Right now, virile Asafo groups are needed urgently in all the communities whose water-bodies and farms are being mercilessly ruined by galamsey operators. Some few Asafos (too few, alas!) have actually begun to obstruct, or threaten to attack galamseyers.

But even those Asafos that have managed to retain their relevance (such as the Effutu Asafos that continue to catch live deer during the Aboakyer festival of Winneba) have not yet deployed their full forces against galamseyers.

Unfortunately, mainly aren't now mainly a culturraql show-piece, who just display flags and dances through the streets. If only they could rediscover their ancestral militancy!.

It is clear that if the Akufo-Addo government is really serious about ending the galamsey menace, it must vote a sum of money to the traditional authorities – through the Ministry of Chieftaincy Affairs and the Houses of Chiefs – to organically revive the Asafo groups.

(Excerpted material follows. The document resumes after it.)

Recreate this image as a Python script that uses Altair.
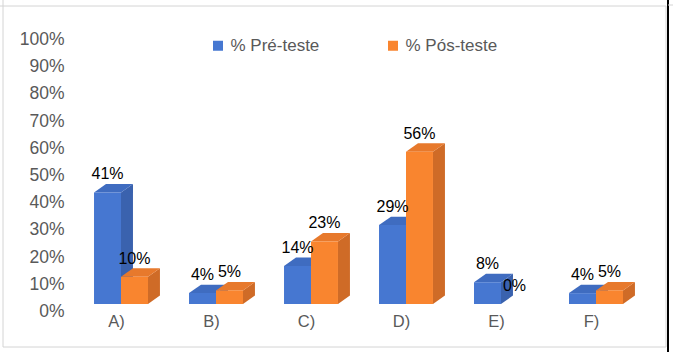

This should be done outside the box – that is, out of the controlling hands of corrupt officialdom. Otherwise, we shall be doing “the same thing different”!

In other words, galamsey criminals should be caught with the assistance of the Asafos, but none of the "eye service" only fanfare should be rolerated. That happened a lot during “Operation Vanguard's” forays into galamseyers' territory, when nothing whatsoever happened to the criminals.

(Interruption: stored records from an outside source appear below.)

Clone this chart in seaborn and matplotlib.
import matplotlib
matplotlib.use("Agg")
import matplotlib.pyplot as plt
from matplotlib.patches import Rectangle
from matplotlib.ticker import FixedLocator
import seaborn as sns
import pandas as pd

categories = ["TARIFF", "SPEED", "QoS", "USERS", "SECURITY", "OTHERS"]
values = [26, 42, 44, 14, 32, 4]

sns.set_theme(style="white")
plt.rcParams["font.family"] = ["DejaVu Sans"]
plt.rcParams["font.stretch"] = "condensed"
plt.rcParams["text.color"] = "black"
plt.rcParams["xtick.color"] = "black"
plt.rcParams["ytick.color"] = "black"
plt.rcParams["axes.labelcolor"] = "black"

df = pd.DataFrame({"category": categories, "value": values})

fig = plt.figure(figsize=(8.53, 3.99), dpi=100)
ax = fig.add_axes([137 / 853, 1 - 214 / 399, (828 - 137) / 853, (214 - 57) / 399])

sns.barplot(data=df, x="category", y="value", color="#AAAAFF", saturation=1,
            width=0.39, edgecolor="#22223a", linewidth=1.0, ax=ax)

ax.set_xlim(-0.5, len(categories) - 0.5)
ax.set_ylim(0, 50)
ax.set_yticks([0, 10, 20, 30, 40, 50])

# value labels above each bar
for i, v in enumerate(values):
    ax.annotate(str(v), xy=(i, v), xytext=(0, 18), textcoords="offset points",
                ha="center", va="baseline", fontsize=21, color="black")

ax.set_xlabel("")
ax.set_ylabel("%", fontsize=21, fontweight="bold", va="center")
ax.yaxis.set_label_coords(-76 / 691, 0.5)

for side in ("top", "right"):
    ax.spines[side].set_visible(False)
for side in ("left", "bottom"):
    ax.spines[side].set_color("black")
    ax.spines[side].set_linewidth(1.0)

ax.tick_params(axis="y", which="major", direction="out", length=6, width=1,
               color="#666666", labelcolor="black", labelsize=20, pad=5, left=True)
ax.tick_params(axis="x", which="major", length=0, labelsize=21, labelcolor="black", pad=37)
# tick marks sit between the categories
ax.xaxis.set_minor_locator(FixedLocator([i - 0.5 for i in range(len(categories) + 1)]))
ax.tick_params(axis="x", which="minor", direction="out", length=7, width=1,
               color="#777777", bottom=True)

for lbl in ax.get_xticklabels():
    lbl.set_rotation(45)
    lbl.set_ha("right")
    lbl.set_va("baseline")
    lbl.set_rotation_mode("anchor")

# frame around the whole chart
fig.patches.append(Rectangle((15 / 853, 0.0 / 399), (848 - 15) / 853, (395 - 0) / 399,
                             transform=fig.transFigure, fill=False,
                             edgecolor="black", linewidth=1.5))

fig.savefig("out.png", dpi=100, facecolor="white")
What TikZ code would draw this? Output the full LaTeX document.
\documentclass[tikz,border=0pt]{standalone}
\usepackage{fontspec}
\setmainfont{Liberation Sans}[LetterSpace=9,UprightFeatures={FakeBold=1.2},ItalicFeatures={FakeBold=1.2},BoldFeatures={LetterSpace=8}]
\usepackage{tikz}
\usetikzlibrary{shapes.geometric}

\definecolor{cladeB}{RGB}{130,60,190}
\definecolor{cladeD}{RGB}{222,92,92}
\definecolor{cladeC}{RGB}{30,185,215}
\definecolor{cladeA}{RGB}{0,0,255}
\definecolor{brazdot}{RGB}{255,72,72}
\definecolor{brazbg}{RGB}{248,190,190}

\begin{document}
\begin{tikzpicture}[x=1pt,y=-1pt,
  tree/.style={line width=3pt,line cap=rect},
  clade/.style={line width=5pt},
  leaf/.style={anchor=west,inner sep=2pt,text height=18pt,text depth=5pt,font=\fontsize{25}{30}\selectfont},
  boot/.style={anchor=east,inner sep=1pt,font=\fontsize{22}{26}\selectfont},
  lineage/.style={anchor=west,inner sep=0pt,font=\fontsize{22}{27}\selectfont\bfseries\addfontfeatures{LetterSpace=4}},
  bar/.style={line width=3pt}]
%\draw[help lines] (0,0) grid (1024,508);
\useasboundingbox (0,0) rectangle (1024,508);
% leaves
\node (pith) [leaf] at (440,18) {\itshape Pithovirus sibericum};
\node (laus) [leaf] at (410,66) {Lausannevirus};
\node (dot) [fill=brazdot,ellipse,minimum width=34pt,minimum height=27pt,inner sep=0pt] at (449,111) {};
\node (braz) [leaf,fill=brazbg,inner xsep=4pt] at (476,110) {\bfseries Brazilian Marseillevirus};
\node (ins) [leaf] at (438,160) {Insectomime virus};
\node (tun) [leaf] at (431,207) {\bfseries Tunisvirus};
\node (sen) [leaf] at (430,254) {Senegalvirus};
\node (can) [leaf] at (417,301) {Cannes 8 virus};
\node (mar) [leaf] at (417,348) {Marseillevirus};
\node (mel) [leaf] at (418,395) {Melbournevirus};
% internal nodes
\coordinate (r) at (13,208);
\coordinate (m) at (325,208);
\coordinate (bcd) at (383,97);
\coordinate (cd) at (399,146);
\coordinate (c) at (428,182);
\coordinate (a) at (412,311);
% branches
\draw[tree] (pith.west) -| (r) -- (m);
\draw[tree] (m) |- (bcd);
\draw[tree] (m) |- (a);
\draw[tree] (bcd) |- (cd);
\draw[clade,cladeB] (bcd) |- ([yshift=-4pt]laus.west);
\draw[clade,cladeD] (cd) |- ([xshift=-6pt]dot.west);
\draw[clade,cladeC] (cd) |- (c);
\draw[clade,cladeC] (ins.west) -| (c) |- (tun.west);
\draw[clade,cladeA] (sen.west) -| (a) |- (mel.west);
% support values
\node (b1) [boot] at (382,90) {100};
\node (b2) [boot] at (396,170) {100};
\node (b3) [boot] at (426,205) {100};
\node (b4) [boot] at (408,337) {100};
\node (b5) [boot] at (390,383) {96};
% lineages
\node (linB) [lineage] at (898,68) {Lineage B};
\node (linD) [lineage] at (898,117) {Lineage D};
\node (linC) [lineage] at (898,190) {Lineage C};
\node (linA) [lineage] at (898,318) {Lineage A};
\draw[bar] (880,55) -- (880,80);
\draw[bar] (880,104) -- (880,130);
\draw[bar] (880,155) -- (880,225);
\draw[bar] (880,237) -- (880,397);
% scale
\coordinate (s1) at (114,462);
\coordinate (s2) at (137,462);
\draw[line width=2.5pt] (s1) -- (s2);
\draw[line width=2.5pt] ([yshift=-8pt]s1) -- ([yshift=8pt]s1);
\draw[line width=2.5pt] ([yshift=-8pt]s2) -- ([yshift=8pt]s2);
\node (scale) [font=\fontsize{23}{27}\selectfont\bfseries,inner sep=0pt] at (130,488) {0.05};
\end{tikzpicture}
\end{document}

Yet the government had prescribed such harsh punishment from the judiciary -- through aCT 995 of 2019 - as could deter the galamseyuers from further destruction of our sources of life – water.

It has been disheartening to watch as galamseyers, especially Chinese nationals – are caught on illegal sites, armed with pump-action shotgun -- mostly unlicensed - but with nothing happening to them! What, for God's sake, did the government enact Act 995 of 2019 for? (By the way, I have published the Act's provisions in detail, in a previous article.)

If the Asafos are drafted to become the main source of information and arrests against galamseyers, they will also follow through and pack the courts in their numbers, to ensure, with their presence, that the law providing for harsh punishment for galamseyers, is enforced to the letter. Thus only can deterrence against galamsey be procured.

Make no mistake – if and when the government and the masses work together, through the Asafos, nothing can withstand their combined prowess. We have a precedent for that: the way and manner in which the “Cocoa Rehabilitation” [CR] programme of the 1940-50s became such a huge a success, despite the initial hostility that greeted the colonial method of “cutting-out” cocoa trees affected by the swollen shoot disease, points to the fact that if and when the government understands the psychology of the people, and carries out an honest and practicable programme (not limited to words!) the problem will be uprooted and not only “managed” for political purposes.

By the way, here is a historical note to buttress my plea for a revival of the Asafos: it was what he observed of Asante military and social formations, during his command at the head of the British army that invaded Asante in 1896, that inspired Major Robert Baden Powell, founder of the World Scouts Movement, to formulate and launch the “Boy Scouts” idea, on his return to Britain.

He based many of the techniques for military-type activity, disguised as civilian pursuits, that he taught the Scouts, on Asante military strategy.

Baden-Powell was particularly impressed by the Asantes' ability to reconnoitre the positions of their enemies in the jungle, communicate information secretly to the main bases of their army, and launch surprise attacks.

He would be surprised if he went to Asante today and found that galamseyers have been allowed to destroy water-bodies, turn cocoa and food farms into a moon-like landscape, dominated by craters filled with stagnant water and algae, whilstAsante towns and villages are still full of men!

More practical methods for reviving the Asafos and inciting Asafo action against galamseyersa – without straying into harmful vigilantism – will be discussed in future articles. I urge readers who have views on this subject to bombard the media with articles and “Letters To The Editor”, to disseminate their ideas. The struggle should not be left to journalists alone, for it is rally, a struggle for national survival, no less.